Усольцев ответил не сразу.
— Есть один паренек. Очень неплохой, мне думается.
— И этот паренек?..
— Вася Ломакин.
Курганов удивился.
— Степан Кондратьич, да ведь Васе всего восемнадцать! И он не член партии, тоже появятся трудности — закрытый партком, как его пригласишь? И вообще — он же шебутной какой-то!
— Не шебутной, а живой и отзывчивый. Если говорить о тех новых взаимоотношениях среди ребят, так он ярче других выражает их — достоинство, которое мне представляется сейчас самым важным. И в секретарях ему правильнее, чем в бригадирах. Я присматривался, он к технике равнодушен, зато горит жизнью товарищей. А что не член партии, долго он вне партии не останется, сам ты первый дашь ему рекомендацию. Вот посмотришь, когда предложат его в бюро — больше всех голосов соберет.
— Ладно, тебе виднее, твоя епархия.
Они поднялись и взялись за полушубки.
— А не кажется тебе забавным, Степан Кондратьич, — сказал Курганов, — что мы развели все эти философские абстракции, чтоб закончить обыкновенным оргвыводом — кого куда переместить.
— Вполне нормальный ход явлений, — отозвался Усольцев. — Хорошая философия без оргвыводов не бывает.
12
В середине марта растрепанные ветры сорвались с цепи, весенние бури шумели в тайге. Солнце становилось горячим, небо — высоким. Снег быстро подъедало. Сначала он парил, оседая, потом в губчатой его массе поползли капли, капли сливались в струи, струи собирались в потоки — между грунтом и покрывавшим его пока еще плотным снеговым куполом глухо заворчали ручьи. Темные шумы пробуждались в тайге — голоса воды и птиц, шорохи зверья, шелест ветвей и хвои, в звонком воздухе далеко разносилось пение электропил, филинье уханье топора. Шла весна, необыкновенная весна, точно такая же, как уже миллионы раз бывала до этого.
Валю перевели в палату, где лежали выздоравливающие, только теперь, на втором месяце болезни, ей разрешили вставать и подходить к окну. Валя сидела на подоконнике, закрывала глаза, смеялась ветру и солнцу, замирала от давно утраченного ощущения — жизнь кипела в жилах, подступала блаженным комом к горлу.
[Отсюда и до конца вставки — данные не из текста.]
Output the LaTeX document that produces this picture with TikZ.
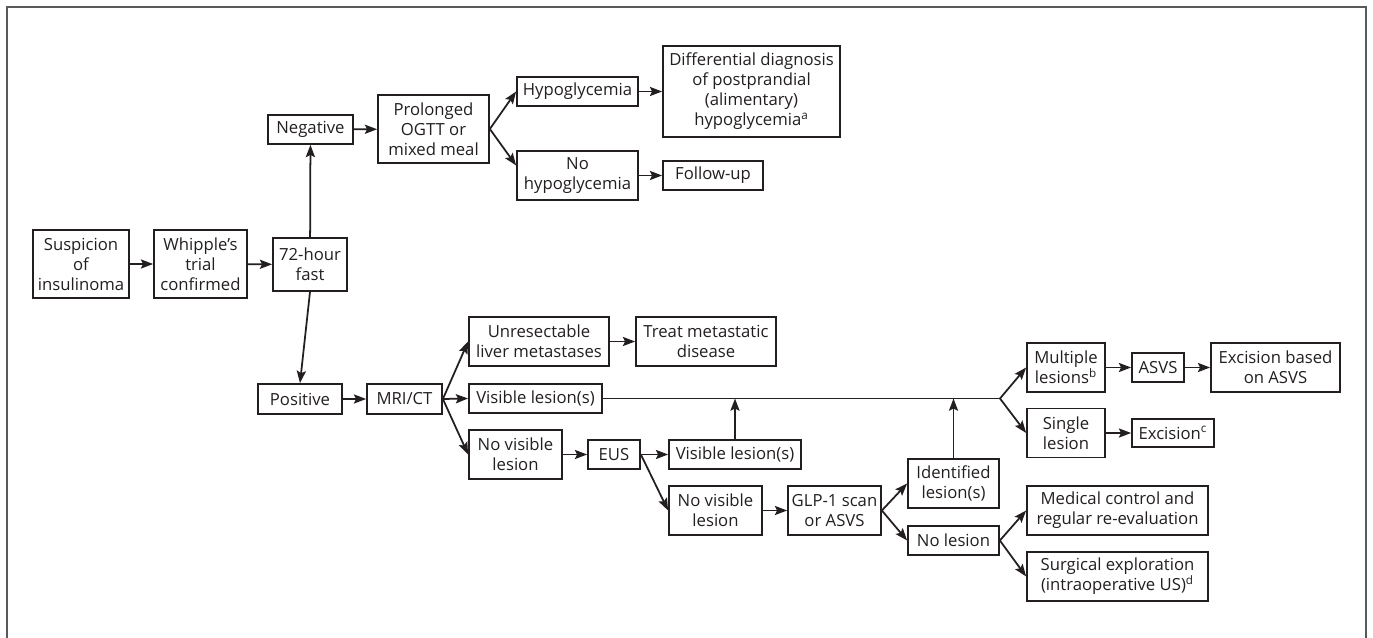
\documentclass[tikz,border=0pt]{standalone}
\usepackage{fontspec}
\setmainfont{Open Sans}
\usetikzlibrary{arrows.meta}
\definecolor{ink}{HTML}{231F20}
\tikzset{
  box/.style={draw=ink, line width=1pt, align=center, inner sep=1pt,
    font=\fontsize{9.5}{11.4}\selectfont, text=ink},
  one/.style={minimum height=0.58cm},
  two/.style={minimum height=0.98cm},
}
\begin{document}
\begin{tikzpicture}[x=0.02cm, y=-0.02cm, line width=1pt, draw=ink,
    >={Stealth[length=7pt,width=5.2pt,inset=1.3pt]}]
  \useasboundingbox[fill=white] (0,0) rectangle (1373,638);
  \draw[gray!70!black, line width=1.2pt] (7,638) -- (7,7) -- (1366,7) -- (1366,638);

  % first row
  \node[box, minimum width=1.92cm, minimum height=1.36cm] (susp) at (81,264) {Suspicion\\of\\insulinoma};
  \node[box, minimum width=1.86cm, minimum height=1.36cm] (whip) at (200.5,264) {Whipple’s\\trial\\confirmed};
  \node[box, minimum width=1.48cm, minimum height=1.06cm] (fast) at (310,264.5) {72-hour\\fast};
  \node[box, one, minimum width=1.70cm] (neg) at (310.5,129.5) {Negative};
  \node[box, minimum width=2.22cm, minimum height=1.36cm] (ogtt) at (433.5,129) {Prolonged\\OGTT or\\mixed meal};
  \node[box, one, minimum width=2.42cm] (hypo) at (577.5,91.5) {Hypoglycemia};
  \node[box, two, minimum width=2.42cm] (nohypo) at (577.5,175.5) {No\\hypoglycemia};
  \node[box, minimum width=3.54cm, minimum height=1.82cm] (diff) at (751.5,91.5) {Differential diagnosis\\of postprandial\\(alimentary)\\hypoglycemia\textsuperscript{a}};
  \node[box, one, minimum width=2.0cm] (follow) at (713,175.5) {Follow-up};

  % positive branch
  \node[box, minimum height=0.6cm, minimum width=1.68cm] (pos) at (300,399) {Positive};
  \node[box, minimum height=0.6cm, minimum width=1.5cm] (mri) at (404.5,399) {MRI/CT};
  \node[box, two, minimum width=2.8cm] (unres) at (539,341.5) {Unresectable\\liver metastases};
  \node[box, two, minimum width=2.8cm] (treat) at (706,341.5) {Treat metastatic\\disease};
  \node[box, one, minimum width=2.66cm] (visA) at (535.5,398.5) {Visible lesion(s)};
  \node[box, two, minimum width=1.86cm] (novisA) at (515.5,454.5) {No visible\\lesion};
  \node[box, one, minimum width=1.04cm] (eus) at (614,454.5) {EUS};
  \node[box, one, minimum width=2.64cm] (visB) at (735,454.5) {Visible lesion(s)};
  \node[box, two, minimum width=1.86cm] (novisB) at (715.5,510.5) {No visible\\lesion};
  \node[box, two, minimum width=1.86cm] (glp) at (834.5,510.5) {GLP-1 scan\\or ASVS};
  \node[box, two, minimum width=1.82cm] (ident) at (953.5,483.5) {Identified\\lesion(s)};
  \node[box, one, minimum width=1.82cm] (nolesion) at (953.5,540.5) {No lesion};
  \node[box, two, minimum width=1.56cm] (multi) at (1066,367.5) {Multiple\\lesions\textsuperscript{b}};
  \node[box, one, minimum width=1.04cm] (asvs) at (1158,367.5) {ASVS};
  \node[box, two, minimum width=2.58cm] (excasvs) at (1275.5,367.5) {Excision based\\on ASVS};
  \node[box, two, minimum width=1.56cm] (single) at (1066,433) {Single\\lesion};
  \node[box, minimum height=0.56cm, minimum width=1.64cm] (exc) at (1173,433) {Excision\textsuperscript{c}};
  \node[box, two, minimum width=3.62cm] (medical) at (1117.5,510.5) {Medical control and\\regular re-evaluation};
  \node[box, two, minimum width=3.62cm] (surgical) at (1117.5,576.5) {Surgical exploration\\(intraoperative US)\textsuperscript{d}};
  \coordinate (split) at (1000,398.5);

  \draw [->] (susp) -- (whip);
  \draw [->] (whip) -- (fast);
  \draw [->] (fast) -- (neg);
  \draw [->] (fast.south) -- (pos.north);
  \draw [->] (neg) -- (ogtt);
  \draw [->] (ogtt.east) -- (hypo.west);
  \draw [->] (ogtt.east) -- ([yshift=0.2cm]nohypo.west);
  \draw [->] (hypo) -- (diff);
  \draw [->] (nohypo) -- (follow);
  \draw [->] (pos) -- (mri);
  \draw [->] (mri.east) -- (unres.west);
  \draw [->] (mri.east) -- (visA.west);
  \draw [->] (mri.east) -- (novisA.west);
  \draw [->] (unres) -- (treat);
  \draw [->] (novisA) -- (eus);
  \draw [->] (eus.east) -- (visB.west);
  \draw [->] (eus.east) -- (novisB.west);
  \draw [->] (novisB) -- (glp);
  \draw [->] (glp.east) -- (ident.west);
  \draw [->] (glp.east) -- (nolesion.west);
  \draw (visA.east) -- (split);
  \draw [->] (visB.north) -- (visB.north |- split);
  \draw [->] (ident.north) -- (ident.north |- split);
  \draw [->] (split) -- (multi.west);
  \draw [->] (split) -- (single.west);
  \draw [->] (multi) -- (asvs);
  \draw [->] (asvs) -- (excasvs);
  \draw [->] (single) -- (exc);
  \draw [->] (nolesion.east) -- (medical.west);
  \draw [->] (nolesion.east) -- (surgical.west);
\end{tikzpicture}
\end{document}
Дежурства подруг были отменены еще до того, как Валя покинула свою одиночную палату. Но каждый день кто-нибудь являлся, а Дмитрий приходил утром и вечером. Гречкин ворчал, что посетители Вали нарушают дисциплину, только они не признают, что приемных дней всегда два — среда и воскресенье. Но превратить ворчание в запрет он не решался, в его памяти не изгладились недели борьбы за жизнь Вали — нынешние надоедные посетители были тогда самоотверженными помощниками.